Database supporting fast approximate nearest neighbor queries [closed]

Asked 15/9, 2013 at 22:13 Answered 14/4, 2020 at 6:52

Is there a database that supports fast approximate nearest neighbor queries in high-dimensional vector spaces?

I'm looking for a database that would fit the following use case:

Works for millions of points
Works for hundreds-thousands of dimensions
Potentially uses cover trees or locality sensitive hashing for indexing

Does a robust implementation of this exist?

Nunatak answered 15/9, 2013 at 22:13 Comment(3)

I know this over 6 years old, but thought this might be useful for anyone arriving recently: github.com/netrasys/pgANN/blob/master/README.md – Dicho 3/7, 2019 at 15:15

Although an old post, Weaviate solves this problem, you can learn more about it in the docs or on Github: semi.technology/developers/weaviate/current – Muller 20/1, 2021 at 10:57

I'm not sure why this question has been closed. Meanwhile, Elasticsearch supports vectro-based search through the Dense vector field type: elastic.co/guide/en/elasticsearch/reference/master/…. See also this: elastic.co/blog/…, and this: elastiknn.com. – Woodyard 26/3, 2021 at 9:39

There's the ANN library which works pretty well for high-dimensional large datasets, but it's not a full "database" and is not a distributed solution.

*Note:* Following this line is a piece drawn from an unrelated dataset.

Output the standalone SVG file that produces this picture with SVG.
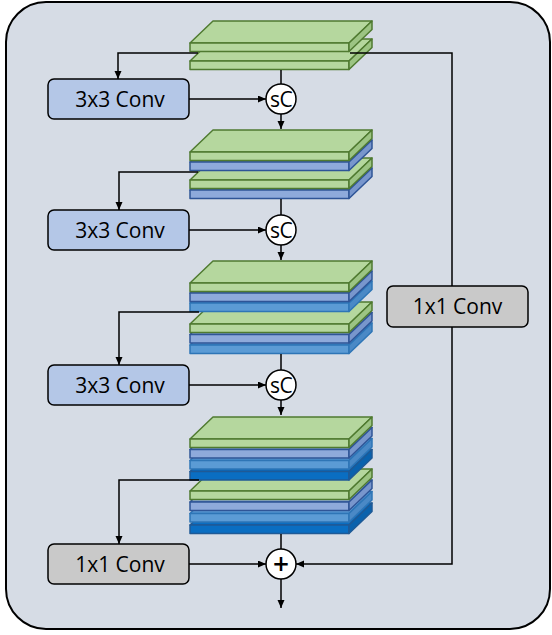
<svg xmlns="http://www.w3.org/2000/svg" xmlns:xlink="http://www.w3.org/1999/xlink" width="552" height="635" viewBox="0 0 552 635">
<style>
.frame{fill:#d6dce5;stroke:#000;stroke-width:2}
.conv3{fill:#b4c7e7;stroke:#000;stroke-width:1.5}
.conv1{fill:#c9c9c9;stroke:#000;stroke-width:1.5}
.lbl{font-family:"Open Sans","Liberation Sans",sans-serif;font-size:21px;fill:#000;text-anchor:middle}
.op{fill:#fff;stroke:#000;stroke-width:1.5}
.opt{font-family:"Open Sans","Liberation Sans",sans-serif;font-size:21px;fill:#000;text-anchor:middle;letter-spacing:-0.5px}
.plus{font-family:"Open Sans","Liberation Sans",sans-serif;font-size:28px;font-weight:600;fill:#000;text-anchor:middle}
.wire{fill:none;stroke:#000;stroke-width:1.5}
.g-f{fill:#b5d79e;stroke:#4f7a30;stroke-width:1.5;stroke-linejoin:round}
.g-s{fill:#9cc483;stroke:#4f7a30;stroke-width:1.5;stroke-linejoin:round}
.b-f{fill:#8eaadb;stroke:#2f5597;stroke-width:1.5;stroke-linejoin:round}
.b-s{fill:#7896cc;stroke:#2f5597;stroke-width:1.5;stroke-linejoin:round}
.l-f{fill:#5b9bd5;stroke:#2e75b6;stroke-width:1.5;stroke-linejoin:round}
.l-s{fill:#4a89c6;stroke:#2e75b6;stroke-width:1.5;stroke-linejoin:round}
.d-f{fill:#0a6ec2;stroke:#1f5a96;stroke-width:1.5;stroke-linejoin:round}
.d-s{fill:#0a62ad;stroke:#1f5a96;stroke-width:1.5;stroke-linejoin:round}
</style>
<defs>
<marker id="ah" markerWidth="8" markerHeight="8" refX="8" refY="3.5" orient="auto" markerUnits="userSpaceOnUse">
<path d="M0,0 L8,3.5 L0,7 z" fill="#000"/>
</marker>
<g id="pg">
<polygon class="g-f" points="0,0 23,-22 182,-22 159,0"/>
<rect class="g-f" x="0" y="0" width="159" height="8.5"/>
<polygon class="g-s" points="159,0 182,-22 182,-13.5 159,8.5"/>
</g>
<g id="pb">
<polygon class="b-f" points="0,0 23,-22 182,-22 159,0"/>
<rect class="b-f" x="0" y="0" width="159" height="8.5"/>
<polygon class="b-s" points="159,0 182,-22 182,-13.5 159,8.5"/>
</g>
<g id="pl">
<polygon class="l-f" points="0,0 23,-22 182,-22 159,0"/>
<rect class="l-f" x="0" y="0" width="159" height="8.5"/>
<polygon class="l-s" points="159,0 182,-22 182,-13.5 159,8.5"/>
</g>
<g id="pd">
<polygon class="d-f" points="0,0 23,-22 182,-22 159,0"/>
<rect class="d-f" x="0" y="0" width="159" height="8.5"/>
<polygon class="d-s" points="159,0 182,-22 182,-13.5 159,8.5"/>
</g>
</defs>

<rect class="frame" x="6" y="2" width="544" height="627" rx="40" ry="40"/>

<g id="features-1">
<use xlink:href="#pg" href="#pg" x="190" y="61"/>
<use xlink:href="#pg" href="#pg" x="190" y="43"/>
</g>
<g id="features-2">
<use href="#pb" xlink:href="#pb" x="190" y="190"/>
<use href="#pg" xlink:href="#pg" x="190" y="180"/>
<use href="#pb" xlink:href="#pb" x="190" y="162"/>
<use href="#pg" xlink:href="#pg" x="190" y="152"/>
</g>
<g id="features-3">
<use href="#pl" xlink:href="#pl" x="190" y="345"/>
<use href="#pb" xlink:href="#pb" x="190" y="334.5"/>
<use href="#pg" xlink:href="#pg" x="190" y="324"/>
<use href="#pl" xlink:href="#pl" x="190" y="303"/>
<use href="#pb" xlink:href="#pb" x="190" y="293"/>
<use href="#pg" xlink:href="#pg" x="190" y="283"/>
</g>
<g id="features-4">
<use href="#pd" xlink:href="#pd" x="190" y="525"/>
<use href="#pl" xlink:href="#pl" x="190" y="513.5"/>
<use href="#pb" xlink:href="#pb" x="190" y="502"/>
<use href="#pg" xlink:href="#pg" x="190" y="491"/>
<use href="#pd" xlink:href="#pd" x="190" y="471.5"/>
<use href="#pl" xlink:href="#pl" x="190" y="460.5"/>
<use href="#pb" xlink:href="#pb" x="190" y="449.5"/>
<use href="#pg" xlink:href="#pg" x="190" y="439"/>
</g>

<g id="conv3-1">
<rect class="conv3" x="48" y="79" width="141" height="40" rx="6"/>
<text class="lbl" x="120" y="106.5">3x3 Conv</text>
</g>
<g id="conv3-2">
<rect class="conv3" x="48" y="210" width="141" height="40" rx="6"/>
<text class="lbl" x="120" y="237.5">3x3 Conv</text>
</g>
<g id="conv3-3">
<rect class="conv3" x="48" y="365" width="141" height="40" rx="6"/>
<text class="lbl" x="120" y="392.5">3x3 Conv</text>
</g>
<g id="conv1-out">
<rect class="conv1" x="48" y="544" width="141" height="40" rx="6"/>
<text class="lbl" x="120" y="571.5">1x1 Conv</text>
</g>
<g id="conv1-skip">
<rect class="conv1" x="387" y="286" width="141" height="41" rx="6"/>
<text class="lbl" x="457.5" y="314">1x1 Conv</text>
</g>

<g id="sc-1">
<circle class="op" cx="281" cy="99" r="15"/>
<text class="opt" x="281" y="106.5">sC</text>
</g>
<g id="sc-2">
<circle class="op" cx="281" cy="230" r="15"/>
<text class="opt" x="281" y="237.5">sC</text>
</g>
<g id="sc-3">
<circle class="op" cx="281" cy="385" r="15"/>
<text class="opt" x="281" y="392.5">sC</text>
</g>
<g id="add">
<circle class="op" cx="281" cy="564" r="15"/>
<text class="plus" x="281" y="573.5">+</text>
</g>

<g id="connectors">
<path class="wire" d="M198,53 H118 V79" marker-end="url(#ah)"/>
<path class="wire" d="M350,53 H452 V286"/>
<path class="wire" d="M452,327 V564 H296" marker-end="url(#ah)"/>
<path class="wire" d="M189,99 H266" marker-end="url(#ah)"/>
<path class="wire" d="M281,70 V84"/>
<path class="wire" d="M281,114 V129" marker-end="url(#ah)"/>

<path class="wire" d="M198,172 H119 V210" marker-end="url(#ah)"/>
<path class="wire" d="M189,230 H266" marker-end="url(#ah)"/>
<path class="wire" d="M281,199 V215"/>
<path class="wire" d="M281,245 V260" marker-end="url(#ah)"/>

<path class="wire" d="M199,312 H119 V365" marker-end="url(#ah)"/>
<path class="wire" d="M189,385 H266" marker-end="url(#ah)"/>
<path class="wire" d="M281,354 V370"/>
<path class="wire" d="M281,400 V415" marker-end="url(#ah)"/>

<path class="wire" d="M199,480 H119 V544" marker-end="url(#ah)"/>
<path class="wire" d="M189,564 H266" marker-end="url(#ah)"/>
<path class="wire" d="M281,534 V549"/>
<path class="wire" d="M281,579 V608" marker-end="url(#ah)"/>
</g>
</svg>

There's a startup called SpaceCurve (no relation to me) working on a commercial spatial database, so depending on your needs and budget they might be worth looking into.

As a piece of advice: you should think deeply about what "nearest neighbor" really means when you're talking about "hundreds-thousands of dimensions". If you take a million random points in a 20-dimensional cube, the average distance between any two nearest neighbors is already about half the length of an edge of the cube.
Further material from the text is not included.